Fortunately, I think GTIM’s actions show that the company is thinking this way. Both brands are focused on more efficient, high-quality operations. Sometimes people who operate restaurants forget that the food actually needs to be good in order for the restaurant to be successful. It’s important to me that both Good Times and Bad Daddy’s are focused on making good, high-quality food and then also working to make the process of producing that food more efficient.

CEO Ryan Zink spent quite a bit of time during his prepared remarks talking about some of the operational changes that are taking place inside the restaurants. One of these jumped out to me: while discussing some changes to the burger build, Ryan Zink mentioned that Good Times will be transitioning from whole-leaf lettuce to shredded lettuce on its burgers, acknowledging that the whole leaf lettuce had been done poorly. I appreciate this candor, and this comment stuck out to me because the whole leaf lettuce would have been my #1 criticism of the average Good Times burger in the past.

For context, in the past, Good Times burgers often had one very large, prominent piece of lettuce right in the middle of the burger that was often just a little too big or thick, maybe a little bit wet, and sometimes reduced the overall quality of the burger. Sometimes that lettuce turned into a slipping point that caused the burger to slip into top and bottom halves. I will give Good Times credit for that big piece of lettuce always being super fresh and crisp. But it was usually too big for the burger and I often found myself thinking how much better the burger would be if the company switched to a shredded lettuce.

Lo and behold, shredded lettuce! It is supposed to be rolled out throughout May, and I’ll let you know how it is. Trying not to spend too much time talking about lettuce, my point here is that Good Times as a company is finding the negative things that customers notice and actually doing something about them in an effort to make itself better.

I recognize that shredded lettuce isn’t likely to single-handedly change the fortunes of a company, but I see these improvements as one of those “aggregation of marginal gains” situations. Most importantly, I respect the company’s attitude towards admitting when something is bad and telling investors what they are doing to make it better. Slightly hidden in these results, the fact that Bad Daddy’s was able to maintain its restaurant level operating margin despite the decline in sales is, to me, evidence that its efforts to reduce costs and increase operational efficiency (which began a number of quarters ago) are working as intended.

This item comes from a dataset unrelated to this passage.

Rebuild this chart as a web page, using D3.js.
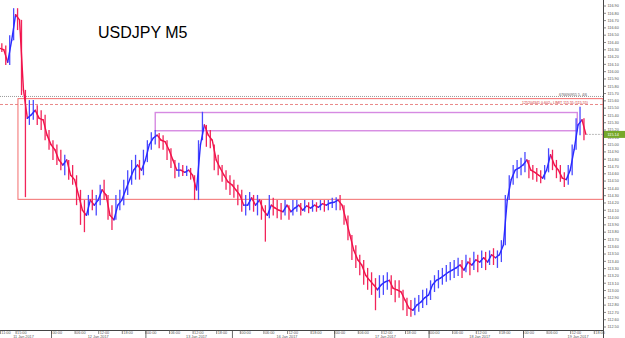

I think it’s worth spending a little bit of time discussing my personal opinion that both of these brands have some room to increase menu prices. This opinion mainly comes from my experience at Good Times and Bad Daddy’s as a customer, and understanding what you receive for the price you pay, especially relative to other restaurants. In short - both of the brands offer really good value in my experience. I’ve been surprised at how inexpensive the food is compared to how good it is, and think some modest price increases across the board wouldn’t make me feel like I was paying for more than I received.

Let’s start with Good Times, and I happen to have a picture of the main menu from the last time I was there:

Apologies if the image quality is less-than-excellent, as it was a picture of a TV screen menu that I took with my phone. Hopefully you can see the prices and see that the sandwiches and combos are very affordable. In fact, in my area these prices are quite in line with the likes of McDonald’s and Wendy’s. This is understandable, since Good Times thinks of its set of competitors as the other fast, drive thru, burger focused QSRs.

But I would argue that Good Times pricing doesn’t need to fall exactly in line with restaurants like Mcdonald’s and Wendy’s. That is not to say that it needs to be radically different from those prices, but I think Good Times offers food which, based on its quality, deserves to be priced at a premium to Mcdonald’s, which realistically should be approximately the cheapest.

In the first post, I briefly compared Good Times to Culver’s, and I will bring back that comparison here. Culver’s is more expensive than McDonald’s, and the customer expects to receive better food than McDonald’s, even if there are comparable-looking menu items. In other words, I doubt most customers consider McDonald’s and Culver’s to be good substitutes for each other. I think the same is true of Good Times.

I don’t think Good Times customers are expecting it to be the cheapest burger QSR option. I think they go there because they like the food. I imagine the average Good Times customer would find premium pricing relative to McDonald’s to be acceptable because the food is premium compared to McDonald’s. And I doubt new customers would exit the drive thru or window line upon recognition that the prices were, say, 25% higher than McDonald’s prices.

All of this is to say that, in my opinion, Good Times has some room to make some price increases over time. The brand has leaned into the notion that it is better fast food, meaning better quality ingredients. Furthermore, it has recently been engaged in many efforts to revitalize the brand and improve it inside and outside. It is possible that higher prices could go hand-in-hand with these many improvements, signaling to the customer that the products are premium because the prices are premium.

The discussion of Bad Daddy’s will be shorter and less specific. Mainly, I just want to express that I’ve been surprised at how good the value is at Bad Daddy’s. You get a decent amount of good food for the price, and that’s fantastic, but I wouldn’t think less of Bad Daddy’s if the pricing were higher and the value didn’t pleasantly surprise me as much.

I don’t want people to have the impression that I believe every business should charge its customers the maximum amount possible. I absolutely understand the benefits that come from sharing the value with the customers and the powerful positive feedback loops that can come about as a result of giving your customers great value. The Nomad Investment Partnership letters are the place to go if you want to learn more about this dynamic. But I highlight the possibility of price increases here because it’s a lever the company could pull in the face of continued weakness in same store sales and restaurant level operating profitability.

I also have the opinion that, in the generally inflationary environment that we live in today, a business can make a conscious decision to be continuously raising prices in an effort to stay in line or slightly ahead of inflation. If a business chooses the strategy of always waiting as long as possible until it is forced to raised prices, it will always be a little behind inflation and will probably also have to raise by larger amounts when it finally does. For restaurants like Good Times and Bad Daddy’s, the main prices that matter are ingredients (beef) and labor. These prices are increasing steadily over time. I argue that Good Times and Bad Daddy’s would be wise to adopt a strategy where small, more or less continual price increases are the norm.